Dengarlah wahai sahabat, kelamnya kehidupan bukanlah se-buah ironi yang diciptakan Tuhan untuk kita tangisi waktu demi waktu. Kelamnya kehidupan bukanlah sebuah jalan buntu yang menutup semua akal pikiran dalam menjalani hidup dan kehidupan itu sendiri. Ada beragam kisah menarik yang menjadi bahan perbandingan untuk menimbang-nimbang seberapa berat derita yang kau pikul.

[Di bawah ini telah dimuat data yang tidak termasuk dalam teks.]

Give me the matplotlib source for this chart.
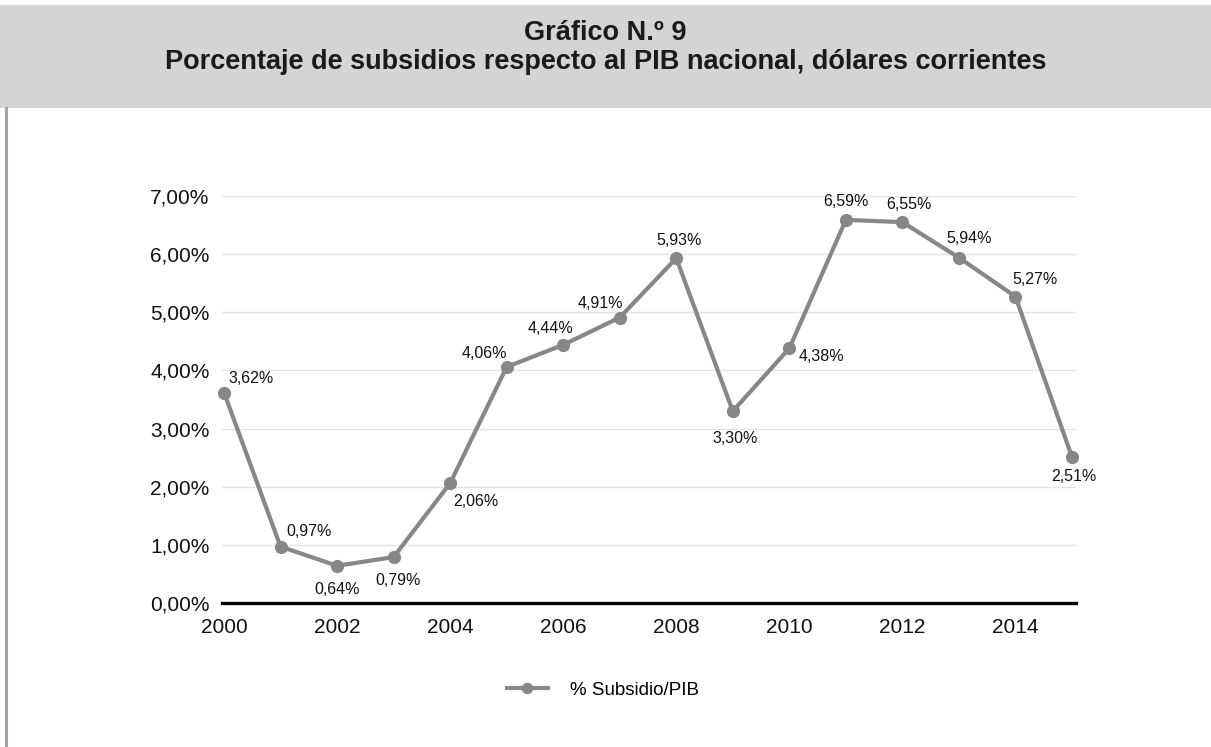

Sungguh, saat melihat orang-orang kaya berada di dalam mobil mewahnya melintasi jalanan tol dengan tenang dan penuh percaya diri, kau tak akan pernah tahu kalau beban hutang dalam maupun luar negeri yang dipikulnya, menjadi beban pikirannya sehari-hari. Malam ia tak bisa tidur, mes-ki burung malam dan kemewahan rumahnya menyelimuti tidurnya yang sejuk dalam ruang ber AC, ia akan selalu berpikir dan berpikir, bagaimana mencari celah agar bisnisnya tidak bangkrut, agar keturunannya tidak jatuh miskin. Dia berbuat banyak cara untuk melakukan itu, libas sana, libas sini, menekan sana-menekan sini, bahkan menghabisi saingan bisnisnya dengan perantara dukun santet pun dilakoninya.

Korupsi? Itu sudah biasa dan menjadi mainannya sehari-hari. Sehingga pada akhirnya, di tengah jutaan bahkan lebih dari dosa-dosa yang telah diperbuatnya, dia menjadi takut dengan dirinya sendiri. Dan ketika dia tertawa di media massa saat menjelaskan limbah beracun yang menghabisi satu desa, dia sebenarnya tertawa dalam ketakutan. Karena yang dihadapinya bukan lagi saingan bisnis yang berujud manusia, namun doa-doa ribuan obyek penderita yang rumah dan sumber kehidupan mereka telah terlarung dalam lumpur lahar limbah beracun yang dicitakannya. Dia takut akan doa-doa itu, sebab jika sewaktu-waktu Tuhan mencabut nyawanya, dia tahu neraka jahanam telah menunggunya, di sana dia akan berkumpul dengan orang-orang yang sama seperti dirinya. Memohon pada Sang Kuasa agar diberi kesempatan untuk balik ke bumi dan membersihkan diri dari dosa.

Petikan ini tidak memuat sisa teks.